Friday, February 03, 2006

Sleep Deprivation

For 4 years of Architecture school I labored under a self hung motivational sign, “Sleep is for the weak”. There’s a certain raw pride in staying up 72 hours voluntarily, not to mention the very real, all-natural disorientation that served as the poor man’s version of being drunk. By far the best part of it all, besides the pride in knowing you just did something few people sitting next to you on the bus have just done, was the call of that bed, or in some cases hallway floor if I forgot my keys again (I was tired, don’t judge me).

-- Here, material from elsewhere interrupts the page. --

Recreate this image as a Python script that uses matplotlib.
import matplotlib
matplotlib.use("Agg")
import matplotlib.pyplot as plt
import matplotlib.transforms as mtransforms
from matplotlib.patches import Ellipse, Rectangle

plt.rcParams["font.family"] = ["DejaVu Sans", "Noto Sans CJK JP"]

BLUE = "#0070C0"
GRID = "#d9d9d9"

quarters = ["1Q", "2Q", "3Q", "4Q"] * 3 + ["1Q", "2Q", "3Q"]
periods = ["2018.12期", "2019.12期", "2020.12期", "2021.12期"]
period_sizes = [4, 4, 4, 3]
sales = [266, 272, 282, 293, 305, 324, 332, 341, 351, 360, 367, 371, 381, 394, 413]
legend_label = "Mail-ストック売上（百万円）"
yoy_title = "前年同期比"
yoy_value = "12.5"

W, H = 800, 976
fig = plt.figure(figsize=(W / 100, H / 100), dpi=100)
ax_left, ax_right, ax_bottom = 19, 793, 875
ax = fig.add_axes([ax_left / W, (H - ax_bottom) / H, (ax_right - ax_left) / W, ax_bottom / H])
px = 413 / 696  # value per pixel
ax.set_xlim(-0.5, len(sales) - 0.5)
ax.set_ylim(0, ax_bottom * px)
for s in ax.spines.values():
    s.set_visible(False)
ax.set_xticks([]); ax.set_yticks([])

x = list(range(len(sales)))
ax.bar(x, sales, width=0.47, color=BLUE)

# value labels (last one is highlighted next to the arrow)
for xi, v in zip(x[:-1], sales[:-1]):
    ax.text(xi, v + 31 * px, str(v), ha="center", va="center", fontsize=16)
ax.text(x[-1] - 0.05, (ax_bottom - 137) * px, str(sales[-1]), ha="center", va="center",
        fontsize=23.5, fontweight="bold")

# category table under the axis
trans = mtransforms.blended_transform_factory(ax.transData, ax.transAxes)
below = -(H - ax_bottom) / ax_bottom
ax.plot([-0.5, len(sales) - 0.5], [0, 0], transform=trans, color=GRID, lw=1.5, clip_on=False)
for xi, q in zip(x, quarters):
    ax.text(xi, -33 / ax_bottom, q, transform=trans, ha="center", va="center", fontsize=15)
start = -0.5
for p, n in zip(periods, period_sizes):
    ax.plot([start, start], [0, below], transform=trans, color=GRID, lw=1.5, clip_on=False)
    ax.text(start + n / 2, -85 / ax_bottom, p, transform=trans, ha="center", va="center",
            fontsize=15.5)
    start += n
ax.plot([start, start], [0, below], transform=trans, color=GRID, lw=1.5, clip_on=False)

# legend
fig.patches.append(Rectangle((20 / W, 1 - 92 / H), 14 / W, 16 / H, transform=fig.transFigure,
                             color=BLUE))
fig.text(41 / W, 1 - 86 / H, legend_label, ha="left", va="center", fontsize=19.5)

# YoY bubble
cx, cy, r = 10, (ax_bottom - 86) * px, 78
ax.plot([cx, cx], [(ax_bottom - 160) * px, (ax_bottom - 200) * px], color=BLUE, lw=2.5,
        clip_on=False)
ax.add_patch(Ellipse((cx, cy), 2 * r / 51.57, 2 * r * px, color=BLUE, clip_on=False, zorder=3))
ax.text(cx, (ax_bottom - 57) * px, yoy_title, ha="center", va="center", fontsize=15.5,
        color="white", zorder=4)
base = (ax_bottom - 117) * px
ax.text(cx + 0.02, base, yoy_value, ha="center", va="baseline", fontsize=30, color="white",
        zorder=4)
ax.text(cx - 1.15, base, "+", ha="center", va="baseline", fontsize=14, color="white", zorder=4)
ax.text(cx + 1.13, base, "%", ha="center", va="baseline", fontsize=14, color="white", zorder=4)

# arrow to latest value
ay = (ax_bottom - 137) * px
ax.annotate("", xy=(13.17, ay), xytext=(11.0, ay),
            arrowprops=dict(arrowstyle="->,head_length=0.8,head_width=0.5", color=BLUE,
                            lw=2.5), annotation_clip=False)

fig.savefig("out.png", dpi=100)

The other night however, for no apparent reason, sleep just wouldn’t come. Wasn’t worried about anything in particular, hadn’t had too much coffee; Walter was comfortably curled up behind my knees under the blanket. Corrie wasn’t even snoring. Just couldn’t sleep.

With nothing to do at 2:00 am, I decided to make the best of an annoying situation by watching “A very Long Engagement”. If French subtitles don’t put me under, not much would. My luck, it just happened to be one of the better movies I’d seen in years, and was still awake at 4:30.

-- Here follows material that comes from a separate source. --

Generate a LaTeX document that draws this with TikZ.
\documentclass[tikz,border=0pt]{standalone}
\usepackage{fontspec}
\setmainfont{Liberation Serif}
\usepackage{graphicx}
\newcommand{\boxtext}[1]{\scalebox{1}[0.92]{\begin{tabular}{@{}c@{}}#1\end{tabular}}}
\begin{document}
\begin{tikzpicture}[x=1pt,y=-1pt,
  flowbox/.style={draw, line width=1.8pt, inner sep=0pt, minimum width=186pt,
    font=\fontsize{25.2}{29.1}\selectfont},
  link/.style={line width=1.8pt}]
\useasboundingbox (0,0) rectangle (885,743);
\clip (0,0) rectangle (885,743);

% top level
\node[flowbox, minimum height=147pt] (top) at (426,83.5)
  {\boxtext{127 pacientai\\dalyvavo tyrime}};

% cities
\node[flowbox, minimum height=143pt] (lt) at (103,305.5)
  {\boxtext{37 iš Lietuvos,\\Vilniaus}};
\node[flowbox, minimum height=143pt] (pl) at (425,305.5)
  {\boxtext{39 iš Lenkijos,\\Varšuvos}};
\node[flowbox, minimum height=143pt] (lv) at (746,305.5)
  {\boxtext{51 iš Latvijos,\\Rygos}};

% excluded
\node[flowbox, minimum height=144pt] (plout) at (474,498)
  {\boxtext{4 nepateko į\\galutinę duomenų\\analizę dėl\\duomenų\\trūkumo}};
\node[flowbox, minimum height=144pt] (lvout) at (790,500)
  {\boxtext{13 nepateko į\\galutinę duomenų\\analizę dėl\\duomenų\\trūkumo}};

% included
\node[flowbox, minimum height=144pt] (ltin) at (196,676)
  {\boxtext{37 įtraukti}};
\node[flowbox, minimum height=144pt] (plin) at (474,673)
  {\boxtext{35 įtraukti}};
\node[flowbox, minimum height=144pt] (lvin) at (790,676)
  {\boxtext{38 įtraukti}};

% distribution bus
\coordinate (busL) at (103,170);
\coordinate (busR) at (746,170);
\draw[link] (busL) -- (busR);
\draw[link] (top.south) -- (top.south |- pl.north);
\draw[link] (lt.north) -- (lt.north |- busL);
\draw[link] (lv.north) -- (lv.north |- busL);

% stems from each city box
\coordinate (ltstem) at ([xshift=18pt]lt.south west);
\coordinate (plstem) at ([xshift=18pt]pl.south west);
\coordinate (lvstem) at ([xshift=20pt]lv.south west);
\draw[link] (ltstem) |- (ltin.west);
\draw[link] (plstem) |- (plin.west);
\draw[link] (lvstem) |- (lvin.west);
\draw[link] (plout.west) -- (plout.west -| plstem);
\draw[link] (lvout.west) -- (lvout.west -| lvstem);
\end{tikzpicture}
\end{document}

(If you liked "Amelie", or was one of the 10 people out there that saw “City of Lost Children”, this one blows them both away. But I digress.)

The price you pay for not sleeping only gets paid the next day. Thankfully it was the weekend, but even sleeping until 7:00 before Walter got me up wasn’t enough to break out of what was going to be a daylong funk. The whole routine started breaking down. Took a nap around 11:00, but still felt out of sorts the rest of the day. Couldn’t motivate very well to do anything but stumble downstairs to flip the laundry every now and then. Had to call the day a wash and just start over again tomorrow.

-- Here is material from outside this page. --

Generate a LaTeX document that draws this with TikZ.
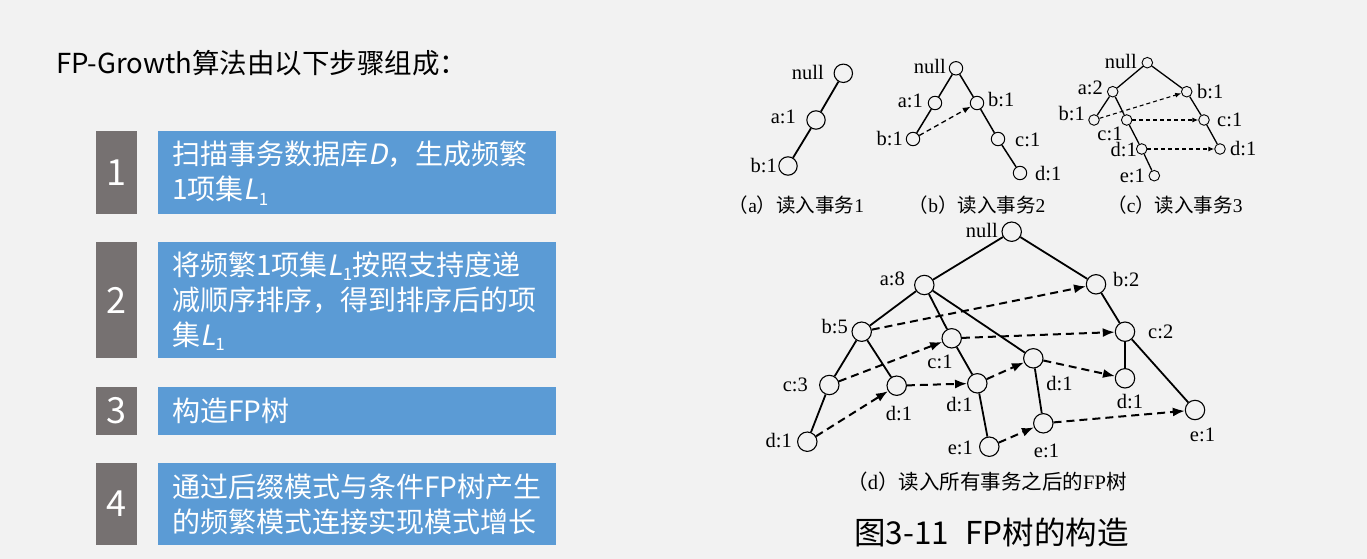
\documentclass[tikz,border=0pt]{standalone}
\usepackage{fontspec}
\setmainfont{Liberation Serif}
\newfontfamily\cjk{Noto Sans CJK SC}
\newfontfamily\cjkit{Noto Sans CJK SC}[FakeSlant=0.2]
\newfontfamily\tms{Liberation Serif}
\usetikzlibrary{arrows.meta}
\definecolor{bg}{HTML}{F2F2F2}
\definecolor{numgray}{HTML}{767171}
\definecolor{boxblue}{HTML}{5B9BD5}
\newcommand\Lone{{\cjkit L}\raisebox{-0.2em}{\fontsize{17}{17}\selectfont 1}}
\newcommand\mycap[3]{{\cjk （}{\tms #1}{\cjk ）#2}{\tms #3}}
\begin{document}
\begin{tikzpicture}[x=1pt,y=-1pt,
  vtxA/.style={circle,draw,fill=bg,inner sep=0,minimum size=18.4,line width=1.1},
  vtxB/.style={circle,draw,fill=bg,inner sep=0,minimum size=13.4,line width=1},
  vtxC/.style={circle,draw,fill=bg,inner sep=0,minimum size=10.6,line width=0.9},
  vtxD/.style={circle,draw,fill=bg,inner sep=0,minimum size=19.4,line width=1.1},
  edgeA/.style={line width=1.8},
  edgeB/.style={line width=1.5},
  edgeC/.style={line width=1.3},
  darrB/.style={line width=1.3,dash pattern=on 5pt off 3.5pt,-{Latex[length=8pt,width=6pt]}},
  darrC/.style={line width=1.1,dash pattern=on 4pt off 3pt,-{Latex[length=6pt,width=5pt]}},
  darrD/.style={line width=2,dash pattern=on 8pt off 5pt,-{Latex[length=12pt,width=9pt]}},
  lab/.style={inner sep=0,font=\tms\fontsize{20.5}{20.5}\selectfont},
  capt/.style={inner sep=0,font=\fontsize{19.5}{19.5}\selectfont},
  numbox/.style={fill=numgray,text=white,inner sep=0,minimum width=41,font=\cjk\fontsize{36}{36}\selectfont},
  bluebox/.style={fill=boxblue,inner sep=0,minimum width=398},
  boxtext/.style={anchor=west,inner sep=0,align=left,text=white,font=\cjk\fontsize{28}{35}\selectfont}
]
\fill[bg] (0,0) rectangle (1367,559);
\useasboundingbox (0,0) rectangle (1367,559);

% ---------- left part ----------
\node[anchor=west,inner sep=0,font=\cjk\fontsize{27.5}{27.5}\selectfont] (title) at (56,63) {FP-Growth算法由以下步骤组成：};

\node[numbox,minimum height=83] (n1) at (116.5,172.5) {1};
\node[bluebox,minimum height=83] (b1) at (357,172.5) {};
\node[boxtext] (t1) at (172,173) {扫描事务数据库{\cjkit D}，生成频繁\\1项集\Lone};

\node[numbox,minimum height=116] (n2) at (116.5,300) {2};
\node[bluebox,minimum height=116] (b2) at (357,300) {};
\node[boxtext] (t2) at (172,301) {将频繁1项集\Lone 按照支持度递\\减顺序排序，得到排序后的项\\集\Lone};

\node[numbox,minimum height=48] (n3) at (116.5,411) {3};
\node[bluebox,minimum height=48] (b3) at (357,411) {};
\node[boxtext] (t3) at (172,411) {构造FP树};

\node[numbox,minimum height=82] (n4) at (116.5,504) {4};
\node[bluebox,minimum height=82] (b4) at (357,504) {};
\node[boxtext] (t4) at (172,504) {通过后缀模式与条件FP树产生\\的频繁模式连接实现模式增长};

% ---------- tree (a) ----------
\node[vtxA] (a0) at (843.3,73.3) {};
\node[vtxA] (a1) at (816,120) {};
\node[vtxA] (a2) at (788,166) {};
\draw[edgeA] (a0) -- (a1);
\draw[edgeA] (a1) -- (a2);
\node[lab,anchor=east] (la0) at (824,72) {null};
\node[lab,anchor=east] (la1) at (796,117) {a:1};
\node[lab,anchor=east] (la2) at (777,166) {b:1};
\node[capt] (capa) at (796.5,205) {\mycap{a}{读入事务}{1}};

% ---------- tree (b) ----------
\node[vtxB] (b0) at (956,68.3) {};
\node[vtxB] (ba) at (935,103) {};
\node[vtxB] (bbl) at (913,139) {};
\node[vtxB] (bbr) at (977,103) {};
\node[vtxB] (bc) at (998,139) {};
\node[vtxB] (bd) at (1020,173) {};
\draw[edgeB] (b0) -- (ba);
\draw[edgeB] (ba) -- (bbl);
\draw[edgeB] (b0) -- (bbr);
\draw[edgeB] (bbr) -- (bc);
\draw[edgeB] (bc) -- (bd);
\draw[darrB] (bbl) -- (bbr);
\node[lab,anchor=east] (lb0) at (946,66) {null};
\node[lab,anchor=east] (lba) at (923,101) {a:1};
\node[lab,anchor=east] (lbbl) at (903,139) {b:1};
\node[lab,anchor=west] (lbbr) at (988,100) {b:1};
\node[lab,anchor=west] (lbc) at (1015,140) {c:1};
\node[lab,anchor=west] (lbd) at (1035,174) {d:1};
\node[capt] (capb) at (977,205) {\mycap{b}{读入事务}{2}};

% ---------- tree (c) ----------
\node[vtxC] (c0) at (1147.3,62.7) {};
\node[vtxC] (ca) at (1112.7,91.7) {};
\node[vtxC] (cbr) at (1186.7,91.7) {};
\node[vtxC] (cbl) at (1094,120) {};
\node[vtxC] (ccm) at (1126.7,120) {};
\node[vtxC] (ccr) at (1204,120) {};
\node[vtxC] (cdm) at (1141.7,149) {};
\node[vtxC] (cdr) at (1220,149) {};
\node[vtxC] (ce) at (1154.3,175.7) {};
\draw[edgeC] (c0) -- (ca);
\draw[edgeC] (c0) -- (cbr);
\draw[edgeC] (ca) -- (cbl);
\draw[edgeC] (ca) -- (ccm);
\draw[edgeC] (ccm) -- (cdm);
\draw[edgeC] (cdm) -- (ce);
\draw[edgeC] (cbr) -- (ccr);
\draw[edgeC] (ccr) -- (cdr);
\draw[darrC] (cbl) -- (cbr);
\draw[darrC] (ccm) -- (ccr);
\draw[darrC] (cdm) -- (cdr);
\node[lab,anchor=east] (lc0) at (1137,61) {null};
\node[lab,anchor=east] (lca) at (1103,88) {a:2};
\node[lab,anchor=west] (lcbr) at (1197,92) {b:1};
\node[lab,anchor=east] (lcbl) at (1085,114) {b:1};
\node[lab] (lccm) at (1110,134) {c:1};
\node[lab,anchor=west] (lccr) at (1217,120) {c:1};
\node[lab,anchor=east] (lcdm) at (1137,150) {d:1};
\node[lab,anchor=west] (lcdr) at (1230,149) {d:1};
\node[lab,anchor=east] (lce) at (1145,176) {e:1};
\node[capt] (capc) at (1175,205) {\mycap{c}{读入事务}{3}};

% ---------- tree (d) ----------
\node[vtxD] (dn) at (1011.7,231.7) {};
\node[vtxD] (da8) at (924.3,285) {};
\node[vtxD] (db2) at (1096,284.3) {};
\node[vtxD] (db5) at (861.7,331.7) {};
\node[vtxD] (dc1) at (951.7,338.3) {};
\node[vtxD] (dc2) at (1125,331.7) {};
\node[vtxD] (dd1mr) at (1033.3,358.3) {};
\node[vtxD] (dc3) at (829.3,385) {};
\node[vtxD] (dd1b5) at (896.7,385.7) {};
\node[vtxD] (dd1c1) at (977.3,383.3) {};
\node[vtxD] (dd1c2) at (1125,378.3) {};
\node[vtxD] (dd1c3) at (807.3,441.7) {};
\node[vtxD] (de1c1) at (989.3,446.7) {};
\node[vtxD] (de1mr) at (1043.3,423.3) {};
\node[vtxD] (de1c2) at (1195,410) {};
\draw[edgeA] (dn) -- (da8);
\draw[edgeA] (dn) -- (db2);
\draw[edgeA] (da8) -- (db5);
\draw[edgeA] (da8) -- (dc1);
\draw[edgeA] (da8) -- (dd1mr);
\draw[edgeA] (db5) -- (dc3);
\draw[edgeA] (db5) -- (dd1b5);
\draw[edgeA] (dc3) -- (dd1c3);
\draw[edgeA] (dc1) -- (dd1c1);
\draw[edgeA] (dd1c1) -- (de1c1);
\draw[edgeA] (dd1mr) -- (de1mr);
\draw[edgeA] (db2) -- (dc2);
\draw[edgeA] (dc2) -- (dd1c2);
\draw[edgeA] (dc2) -- (de1c2);
\draw[darrD] (db5) -- (db2);
\draw[darrD] (dc3) -- (dc1);
\draw[darrD] (dc1) -- (dc2);
\draw[darrD] (dd1c3) -- (dd1b5);
\draw[darrD] (dd1b5) -- (dd1c1);
\draw[darrD] (dd1c1) -- (dd1mr);
\draw[darrD] (dd1mr) -- (dd1c2);
\draw[darrD] (de1c1) -- (de1mr);
\draw[darrD] (de1mr) -- (de1c2);
\node[lab,anchor=east] (ldn) at (998,230) {null};
\node[lab,anchor=east] (lda8) at (905,278.5) {a:8};
\node[lab,anchor=west] (ldb2) at (1113,280) {b:2};
\node[lab,anchor=east] (ldb5) at (848,327) {b:5};
\node[lab] (ldc1) at (940,361.5) {c:1};
\node[lab,anchor=west] (ldc2) at (1148,331.5) {c:2};
\node[lab] (ldd1mr) at (1059.5,383.5) {d:1};
\node[lab,anchor=east] (ldc3) at (808,385) {c:3};
\node[lab] (ldd1b5) at (899,413.5) {d:1};
\node[lab] (ldd1c1) at (959.5,404.5) {d:1};
\node[lab] (ldd1c2) at (1130,401.5) {d:1};
\node[lab,anchor=east] (ldd1c3) at (792,441) {d:1};
\node[lab,anchor=east] (lde1c1) at (973,448) {e:1};
\node[lab] (lde1mr) at (1046.5,451) {e:1};
\node[lab] (lde1c2) at (1202.5,435) {e:1};
\node[inner sep=0,font=\fontsize{20.5}{20.5}\selectfont] (capd) at (987,482) {{\cjk （}{\tms d}{\cjk ）读入所有事务之后的}{\tms FP}{\cjk 树}};

\node[inner sep=0,font=\cjk\fontsize{31.5}{31.5}\selectfont] (figcap) at (991.5,532) {图3-11\hspace{16pt}FP树的构造};
\end{tikzpicture}
\end{document}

Except soon tomorrow will be another baby day. We’re staring into the face of something much more sinister than insomnia, much more pressing than a design deadline. There’s nothing voluntary about waking up at 3:00 to change a diaper. There’s no “next day” to look forward to for a chance to recover. What appeared to be a Buda like tranquility on new parents, attributed in my mind to a blessed grace children can bestow, now seems more like the hollowed out face of hopeless, endless weariness, tempered with joy to be sure, but the result of putting your body through a regimen it was not designed to take.

At least we aren’t having twins at the age of 60. (No need to reveal who that might be publicly)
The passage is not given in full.